On Death In Vegas's Tim Holmes who engineered the record and whose idea that was (points and priuzes to Modular on that one, most of their gear doesn't bake my cake but when they get it right....respect!)
"It was a record label decision but Tim was such a good guy, so laid back and not absorbed in his own career, that he was happy to sit back and help when needed. You know he was not in any way trying to preach his ideas all the time, or trying to validate his being there, for him it was just basically a 7 week holiday in some remote location on the West coast of Australia…"
With a bit of mic placement?
"Yeah exactly, that’s actually exactly what he said 'I’ll just bring my fishing road and help out with mic placement every now and then.' He couldn’t believe his luck!"
Are you in a place where you can listen to the album now? Have you gone past the "can't see the woods for the trees" and "everytime I listen I want to change something no-one else will probably ever even notice" stages yet?

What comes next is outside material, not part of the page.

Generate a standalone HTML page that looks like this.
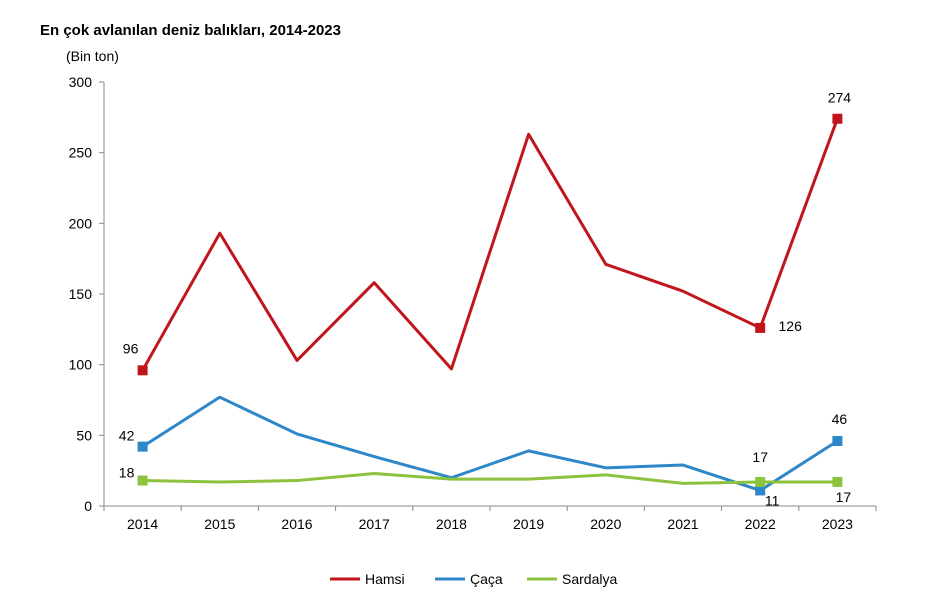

"(laughs) Yes I know them. I am able to listen to it now, it will always be tainted with memories of putting it together but I can listen to it now, provided I’m by myself. If I’m with anyone else I get too absorbed by their headspace and I start thinking about how they’re going to hear it. So if I’m with anyone else, then I’ll often turn it off, but if I’m by myself I can listen to it all the way through and really enjoy it."
What's the story with Pond?
" Pond is one of the many congealings of noise that we make. Tame Impala is just another one, that’s my kind of baby. We live quite communally , we live and breathe music and we make little musical projects every now and then that usually someone is the leader of. We’ve got many of them, Pond is one, Tame Impala is just one of them. Pond is Jay and Nicks main thing. Jay and Nick were off recording an album for Pond while most of the Tame Impala album was being done. It’s a really amazing band actually, it started out as a joke and now they’ve got a really good album. So I’ll have to watch out people are saying that Pond will catch up with tame Impala quicker than everyone thinks, which is probably true actually. Their new album is really good."